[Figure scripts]
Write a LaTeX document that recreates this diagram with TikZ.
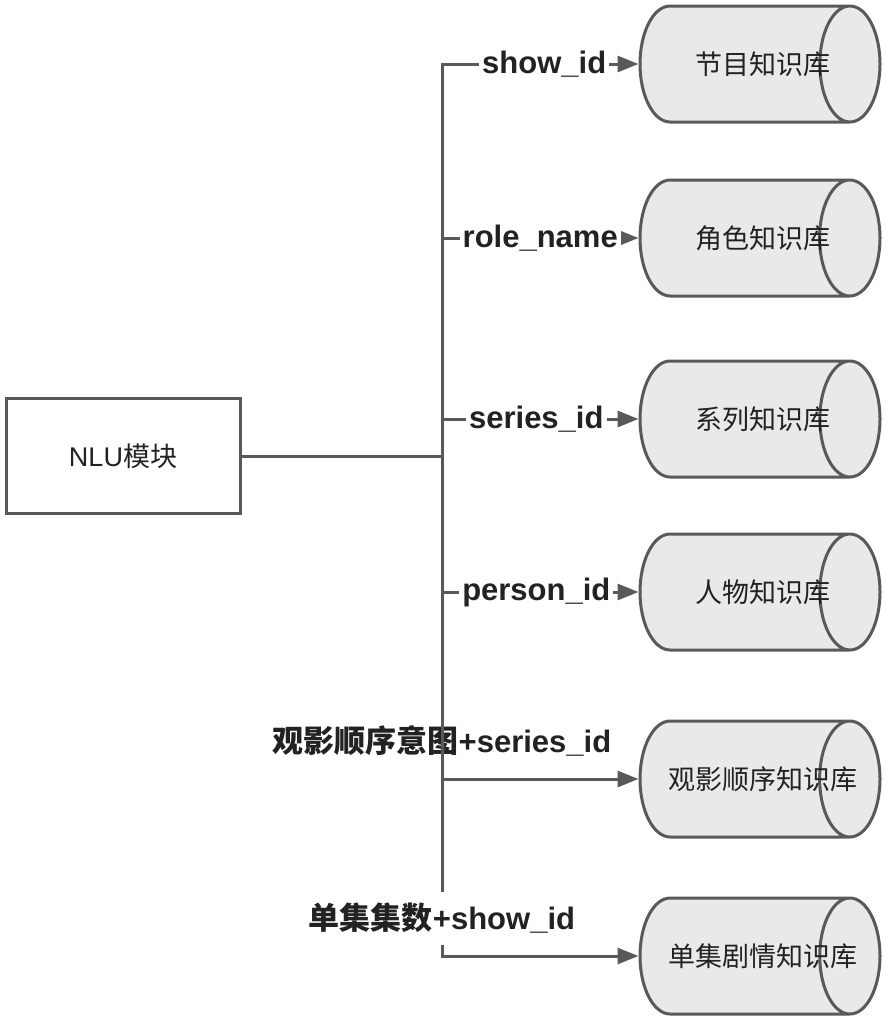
\documentclass[tikz,border=0pt]{standalone}
\usepackage{fontspec}
\setmainfont{Liberation Sans}
\newfontfamily\cjk{Noto Sans CJK SC}
\usetikzlibrary{shapes.geometric,arrows.meta}
\definecolor{edgegray}{HTML}{595959}
\definecolor{dbfill}{HTML}{E8E9E8}
\definecolor{txt}{HTML}{222222}
\newcommand{\kbname}[1]{\makebox[0pt]{\hspace{48pt}#1}}

\begin{document}
\begin{tikzpicture}[x=1pt,y=-1pt,
    link/.style={draw=edgegray,line width=3pt,-{Triangle[length=21pt,width=16pt]}},
    kb/.style={cylinder,draw=edgegray,line width=3pt,fill=dbfill,anchor=shape center,
      minimum width=116pt,minimum height=240pt,aspect=1.9,
      font=\cjk\fontsize{27}{31}\selectfont,text=txt},
    key/.style={fill=white,inner xsep=3pt,inner ysep=11pt,
      font=\bfseries\fontsize{31}{36}\selectfont,text=txt}]
    \useasboundingbox (0,0) rectangle (890,1020);
    % module and knowledge bases
    \node[draw=edgegray,line width=3pt,minimum width=234pt,minimum height=115pt,
      font=\fontsize{27}{31}\selectfont,text=txt] (nlu) at (123,456) {NLU{\cjk 模块}};
    \node[kb] (show) at (760,64) {\kbname{节目知识库}};
    \node[kb] (role) at (760,238) {\kbname{角色知识库}};
    \node[kb] (series) at (760,419) {\kbname{系列知识库}};
    \node[kb] (person) at (760,592) {\kbname{人物知识库}};
    \node[kb] (order) at (760,779) {\kbname{观影顺序知识库}};
    \node[kb] (episode) at (760,956) {\kbname{单集剧情知识库}};
    \coordinate (jn) at (442,456);
    % links
    \draw[link] (nlu.east) -- (jn) |- (show.west) node[key,pos=0.76] {show\_id};
    \draw[link] (nlu.east) -- (jn) |- (role.west) node[key,pos=0.75] {role\_name};
    \draw[link] (nlu.east) -- (jn) |- (series.west) node[key,pos=0.74] {series\_id};
    \draw[link] (nlu.east) -- (jn) |- (person.west) node[key,pos=0.74] {person\_id};
    \draw[link] (nlu.east) -- (jn) |- (order.west)
      node[key,pos=0.5,above=10pt] {{\cjk 观影顺序意图}+series\_id};
    \draw[link] (nlu.east) -- (jn) |- (episode.west)
      node[key,pos=0.5,above=10pt] {{\cjk 单集集数}+show\_id};
  \end{tikzpicture}
\end{document}
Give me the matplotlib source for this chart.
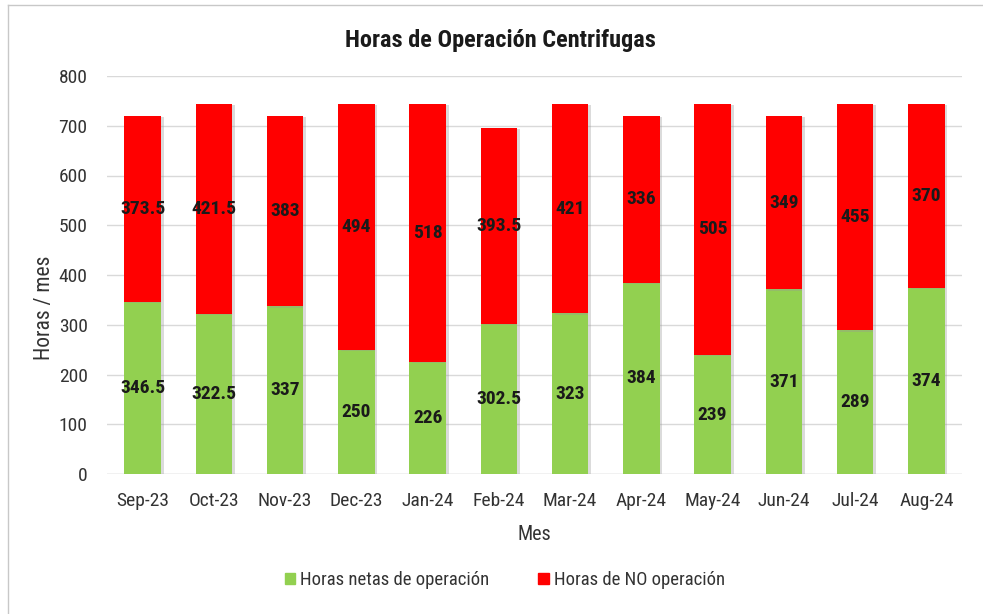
import matplotlib
matplotlib.use("Agg")
import matplotlib.pyplot as plt
import matplotlib.patheffects as pe
from matplotlib.lines import Line2D

months = ["Sep-23", "Oct-23", "Nov-23", "Dec-23", "Jan-24", "Feb-24",
          "Mar-24", "Apr-24", "May-24", "Jun-24", "Jul-24", "Aug-24"]
horas_netas = [346.5, 322.5, 337, 250, 226, 302.5, 323, 384, 239, 371, 289, 374]
horas_no = [373.5, 421.5, 383, 494, 518, 393.5, 421, 336, 505, 349, 455, 370]
yticks = [0, 100, 200, 300, 400, 500, 600, 700, 800]

plt.rcParams['font.family'] = ["Roboto Condensed", "DejaVu Sans"]

fig = plt.figure(figsize=(9.83, 6.14), dpi=100)
ax = fig.add_axes([107/983, 1-474/614, (962-107)/983, (474-76)/614])

green = "#92d050"
red = "#ff0000"
x = list(range(len(months)))
shadow = [pe.SimplePatchShadow(offset=(2, -1), shadow_rgbFace="#999999", alpha=0.35), pe.Normal()]
ax.bar(x, horas_netas, width=0.51, color=green, zorder=3, path_effects=shadow)
ax.bar(x, horas_no, width=0.51, bottom=horas_netas, color=red, zorder=3, path_effects=shadow)

for i in x:
    ax.text(i, horas_netas[i]/2, f"{horas_netas[i]:g}", ha="center", va="center",
            fontsize=14, fontweight="bold", color="#1a1a1a", zorder=4)
    ax.text(i, horas_netas[i] + horas_no[i]/2, f"{horas_no[i]:g}", ha="center", va="center",
            fontsize=14, fontweight="bold", color="#1a1a1a", zorder=4)

ax.set_xlim(-0.5, len(months) - 0.5)
ax.set_ylim(0, 800)
ax.set_yticks(yticks)
ax.set_xticks(x)
ax.set_xticklabels(months)
ax.tick_params(axis="both", length=0, labelsize=14, colors="#333333")
ax.tick_params(axis="x", pad=13)
ax.tick_params(axis="y", pad=14)
ax.grid(axis="y", color="#d9d9d9", linewidth=1, zorder=0)
for s in ax.spines.values():
    s.set_visible(False)
ax.axhline(0, color="#d9d9d9", linewidth=1, zorder=1)

ax.set_ylabel("Horas / mes", fontsize=15.5, color="#333333", va="center")
ax.yaxis.set_label_coords((44-107)/855, (474-308)/398)
ax.set_xlabel("Mes", fontsize=14.5, color="#333333", labelpad=11)
fig.text(0.509, 1-40/614, "Horas de Operación Centrifugas", ha="center", va="center",
         fontsize=17.5, fontweight="bold", color="#1a1a1a")

handles = [plt.Rectangle((0, 0), 1, 1, color=green), plt.Rectangle((0, 0), 1, 1, color=red)]
fig.legend(handles, ["Horas netas de operación", "Horas de NO operación"],
           loc="center", bbox_to_anchor=(505/983, 1-580/614), ncol=2, frameon=False,
           fontsize=13.5, handlelength=0.55, handleheight=0.55, handletextpad=0.3,
           columnspacing=2.6, labelcolor="#333333")

# chart frame
fig.add_artist(Line2D([8/983, 8/983], [0, 1-5/614], transform=fig.transFigure, color="#c8c8c8", lw=1))
fig.add_artist(Line2D([8/983, 1], [1-5/614, 1-5/614], transform=fig.transFigure, color="#c8c8c8", lw=1))

fig.savefig("out.png", dpi=100)
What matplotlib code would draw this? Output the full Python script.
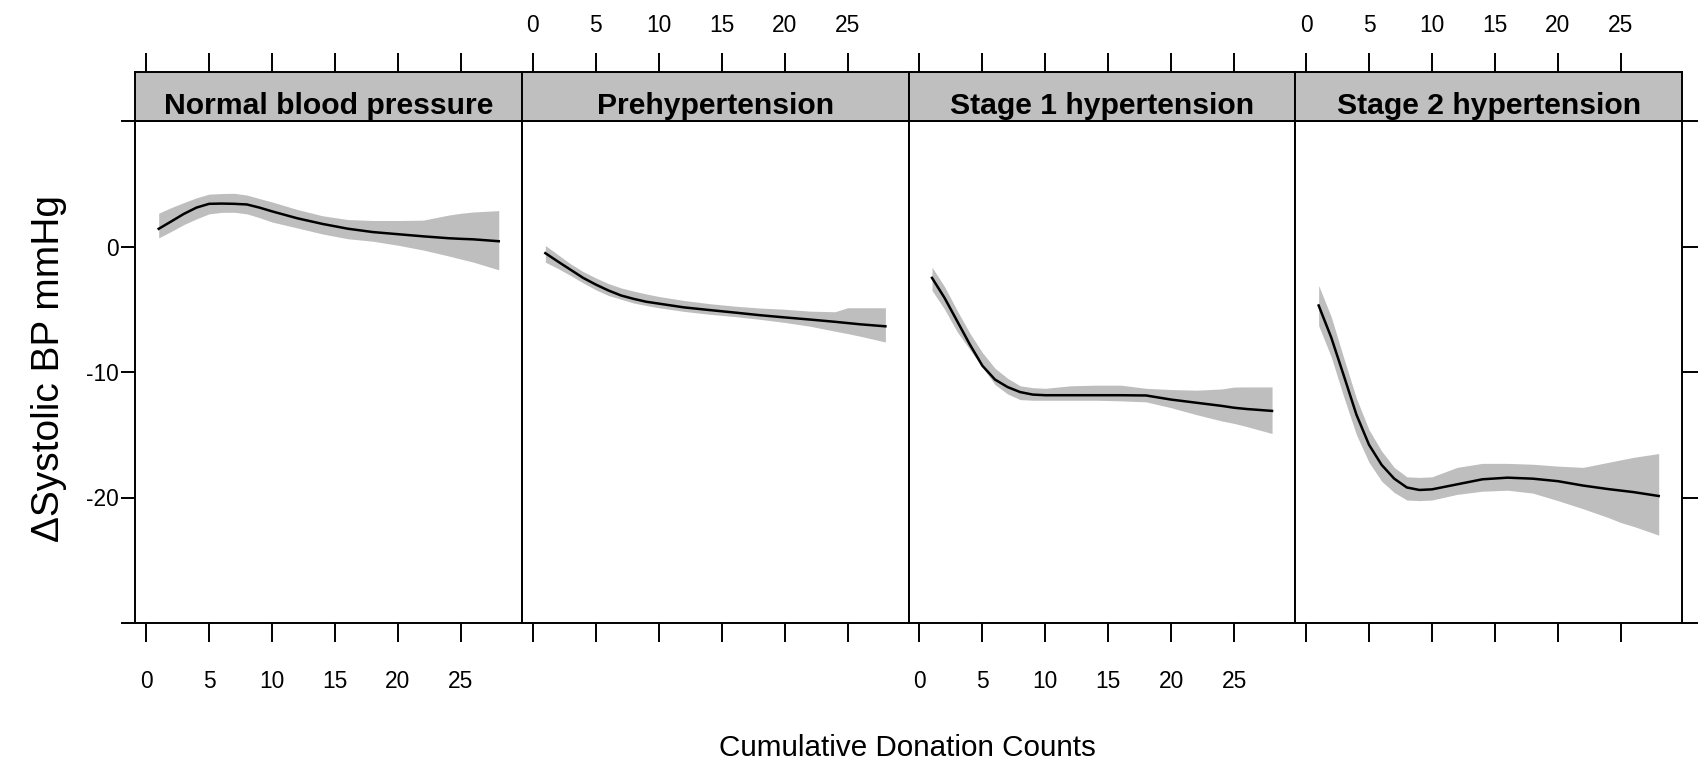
import matplotlib
matplotlib.use("Agg")
import matplotlib.pyplot as plt
from matplotlib import font_manager as fm

# ---- data -------------------------------------------------------------
panel_titles = ["Normal blood pressure", "Prehypertension",
                "Stage 1 hypertension", "Stage 2 hypertension"]

donations = [1, 2, 3, 4, 5, 6, 7, 8, 9, 10, 12, 14, 16, 18, 20, 22, 24, 25, 26, 28]

normal_fit = [1.41, 2.0, 2.6, 3.1, 3.4, 3.42, 3.4, 3.35, 3.1, 2.8,
              2.25, 1.8, 1.42, 1.15, 0.98, 0.81, 0.66, 0.61, 0.57, 0.42]
normal_hi = [2.65, 3.1, 3.5, 3.88, 4.17, 4.22, 4.24, 4.1, 3.82, 3.55,
             2.95, 2.45, 2.15, 2.07, 2.07, 2.1, 2.5, 2.65, 2.75, 2.86]
normal_lo = [0.69, 1.2, 1.75, 2.2, 2.6, 2.72, 2.73, 2.6, 2.3, 1.95,
             1.48, 1.0, 0.62, 0.42, 0.1, -0.28, -0.75, -1.0, -1.25, -1.86]

prehyp_fit = [-0.53, -1.2, -1.85, -2.5, -3.03, -3.5, -3.9, -4.17, -4.4, -4.55,
              -4.85, -5.06, -5.26, -5.47, -5.65, -5.82, -6.0, -6.1, -6.2, -6.36]
prehyp_hi = [0.08, -0.65, -1.38, -2.0, -2.5, -2.95, -3.3, -3.55, -3.78, -3.98,
             -4.3, -4.55, -4.75, -4.9, -5.0, -5.15, -5.2, -4.88, -4.88, -4.88]
prehyp_lo = [-1.25, -1.75, -2.31, -2.9, -3.45, -3.9, -4.2, -4.5, -4.7, -4.88,
             -5.17, -5.4, -5.58, -5.8, -6.05, -6.35, -6.75, -6.94, -7.15, -7.61]

stage1_fit = [-2.5, -4.1, -5.95, -7.8, -9.5, -10.6, -11.2, -11.6, -11.8, -11.85,
              -11.85, -11.85, -11.85, -11.87, -12.2, -12.45, -12.7, -12.85, -12.95, -13.1]
stage1_hi = [-1.65, -3.2, -5.1, -6.9, -8.45, -9.7, -10.5, -11.1, -11.25, -11.3,
             -11.1, -11.05, -11.05, -11.3, -11.4, -11.45, -11.35, -11.2, -11.19, -11.19]
stage1_lo = [-3.5, -5.0, -6.8, -8.2, -9.6, -11.0, -11.75, -12.2, -12.25, -12.25,
             -12.25, -12.25, -12.3, -12.38, -12.85, -13.4, -13.9, -14.1, -14.35, -14.9]

stage2_fit = [-4.7, -7.25, -10.3, -13.4, -15.8, -17.4, -18.5, -19.2, -19.4, -19.35,
              -18.95, -18.55, -18.42, -18.5, -18.7, -19.05, -19.33, -19.45, -19.57, -19.88]
stage2_hi = [-3.1, -5.6, -8.9, -12.1, -14.6, -16.3, -17.6, -18.35, -18.4, -18.35,
             -17.6, -17.28, -17.28, -17.35, -17.5, -17.6, -17.2, -17.0, -16.8, -16.5]
stage2_lo = [-6.3, -8.8, -12.0, -15.0, -17.2, -18.7, -19.6, -20.2, -20.25, -20.2,
             -19.75, -19.5, -19.42, -19.65, -20.25, -20.9, -21.6, -22.0, -22.3, -23.0]

x_ticks = [0, 5, 10, 15, 20, 25]
y_ticks = [-30, -20, -10, 0, 10]
y_tick_labels = ["", "-20", "-10", "0", ""]

x_label = "Cumulative Donation Counts"
y_label = "\u0394Systolic BP mmHg"

# ---- fonts ------------------------------------------------------------
installed = {f.name for f in fm.fontManager.ttflist}
if "Liberation Sans Narrow" in installed:
    narrow, shrink = "Liberation Sans Narrow", 1.0
else:
    narrow, shrink = "Liberation Sans", 0.82
regular = "Liberation Sans" if "Liberation Sans" in installed else "DejaVu Sans"

tick_size = 20 * shrink
title_size = 26.5 * shrink
xlabel_size = 26 * shrink

# ---- figure layout (pixels) -------------------------------------------
W, H = 1698, 763
fig = plt.figure(figsize=(W / 100, H / 100), dpi=100)

panel_left0 = 135.4
panel_w = (1682.0 - panel_left0) / 4
panel_top, panel_bot = 121.0, 623.0
strip_top = 72.0

band_color = "#bebebe"
strip_color = "#bfbfbf"
frame_lw = 1.4
px = 72 / 100  # points per pixel

series = [(normal_fit, normal_lo, normal_hi),
          (prehyp_fit, prehyp_lo, prehyp_hi),
          (stage1_fit, stage1_lo, stage1_hi),
          (stage2_fit, stage2_lo, stage2_hi)]


def fig_rect(x0, y_top, w, y_bottom):
    return [x0 / W, 1 - y_bottom / H, w / W, (y_bottom - y_top) / H]


for i, (title, (fit, lo, hi)) in enumerate(zip(panel_titles, series)):
    x0 = panel_left0 + i * panel_w
    ax = fig.add_axes(fig_rect(x0, panel_top, panel_w, panel_bot))
    ax.fill_between(donations, lo, hi, color=band_color, lw=0)
    ax.plot(donations, fit, color="black", lw=1.8)
    ax.set_xlim(-0.85, 29.85)
    ax.set_ylim(-30, 10)

    for sp in ax.spines.values():
        sp.set_linewidth(frame_lw)

    # x ticks: bottom, labels alternate between panels
    ax.set_xticks(x_ticks)
    ax.set_xticklabels([str(v) for v in x_ticks])
    ax.tick_params(axis="x", which="both", direction="out", length=19 * px,
                   width=frame_lw, bottom=True, top=False,
                   labelbottom=(i % 2 == 0), labelsize=tick_size, pad=28 * px)

    # y ticks on the outer panels only
    ax.set_yticks(y_ticks)
    ax.set_yticklabels(y_tick_labels)
    ax.tick_params(axis="y", direction="out", width=frame_lw,
                   left=(i == 0), right=(i == 3),
                   labelleft=(i == 0), labelright=False,
                   length=(14 if i == 0 else 16) * px, labelsize=tick_size,
                   pad=3 * px)
    for lab in ax.get_xticklabels() + ax.get_yticklabels():
        lab.set_fontfamily(narrow)

    # strip with panel title; top ticks sit on the strip
    sax = fig.add_axes(fig_rect(x0, strip_top, panel_w, panel_top), sharex=ax)
    sax.set_facecolor(strip_color)
    for sp in sax.spines.values():
        sp.set_linewidth(frame_lw)
    sax.set_yticks([])
    sax.tick_params(axis="x", direction="out", length=19 * px, width=frame_lw,
                    top=True, bottom=False, labeltop=(i % 2 == 1),
                    labelbottom=False, labelsize=tick_size, pad=16 * px)
    for lab in sax.get_xticklabels():
        lab.set_fontfamily(narrow)
    sax.text(0.5, 0.15, title, transform=sax.transAxes, ha="center",
             va="baseline", fontsize=title_size, fontweight="bold",
             fontfamily=narrow)

fig.text(907.5 / W, 1 - 756 / H, x_label, ha="center", va="baseline",
         fontsize=xlabel_size, fontfamily=narrow)
fig.text(49 / W, 1 - 368 / H, y_label, ha="center", va="center",
         rotation=90, fontsize=28, fontfamily=regular)

fig.savefig("out.png", dpi=100, facecolor="white")
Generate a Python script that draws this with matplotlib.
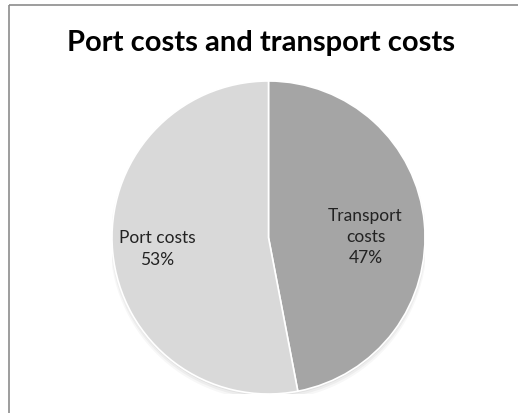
import numpy as np
import matplotlib.pyplot as plt
from matplotlib.patches import Rectangle, Circle

# cost split
categories = ['Transport costs', 'Port costs']
shares = [47, 53]
colors = ['#A5A5A5', '#D9D9D9']
label_text = ['Transport\ncosts\n47%', 'Port costs\n53%']

W, H = 518, 414
fig = plt.figure(figsize=(W / 100, H / 100), dpi=100)

# chart frame (runs past the right and bottom edges)
frame = Rectangle((9 / W, 1 - 6 / H), 1.2, -1.2, transform=fig.transFigure,
                  fill=False, edgecolor='#8c8c8c', linewidth=1.2, clip_on=False)
fig.patches.append(frame)

fig.text(261 / W, 1 - 43 / H, 'Port costs and transport costs',
         ha='center', va='center', fontsize=21, fontweight='bold',
         family='Lato', color='black')

cx, cy, r = 268.5, 238.5, 156.5
ax = fig.add_axes([(cx - r) / W, (H - cy - r) / H, 2 * r / W, 2 * r / H])
ax.axis('off')

# soft shadow under the pie
for k, a in enumerate([0.05, 0.04, 0.03]):
    ax.add_patch(Circle((0, -0.012 - 0.008 * k), 1.0 + 0.006 * k,
                        color='black', alpha=a, lw=0, zorder=0))

wedges, _ = ax.pie(shares, colors=colors, startangle=90, counterclock=False,
                   radius=1.0, wedgeprops=dict(edgecolor='white', linewidth=1.2))
for w in wedges:
    w.set_zorder(2)
ax.set_xlim(-1.0, 1.0)
ax.set_ylim(-1.0, 1.0)

label_r = [0.62, 0.715]
label_shift = [-4.5, 0]
for w, txt, rr, sh in zip(wedges, label_text, label_r, label_shift):
    mid = np.deg2rad((w.theta1 + w.theta2) / 2 + sh)
    ax.text(rr * np.cos(mid), rr * np.sin(mid), txt, ha='center', va='center',
            fontsize=12.5, family='Lato', color='#222222', linespacing=1.4,
            zorder=3)

fig.savefig('out.png', dpi=100)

◆ **Task goal**: Go up to the line with "Give me the matplotlib source for this chart." and retype exactly from there through the line with "1-474/614, (962-107)/983, (474-76)/614])". Leave out pictures.

◆ **Exercise solution**:
Give me the matplotlib source for this chart.
import matplotlib
matplotlib.use("Agg")
import matplotlib.pyplot as plt
import matplotlib.patheffects as pe
from matplotlib.lines import Line2D

months = ["Sep-23", "Oct-23", "Nov-23", "Dec-23", "Jan-24", "Feb-24",
          "Mar-24", "Apr-24", "May-24", "Jun-24", "Jul-24", "Aug-24"]
horas_netas = [346.5, 322.5, 337, 250, 226, 302.5, 323, 384, 239, 371, 289, 374]
horas_no = [373.5, 421.5, 383, 494, 518, 393.5, 421, 336, 505, 349, 455, 370]
yticks = [0, 100, 200, 300, 400, 500, 600, 700, 800]

plt.rcParams['font.family'] = ["Roboto Condensed", "DejaVu Sans"]

fig = plt.figure(figsize=(9.83, 6.14), dpi=100)
ax = fig.add_axes([107/983, 1-474/614, (962-107)/983, (474-76)/614])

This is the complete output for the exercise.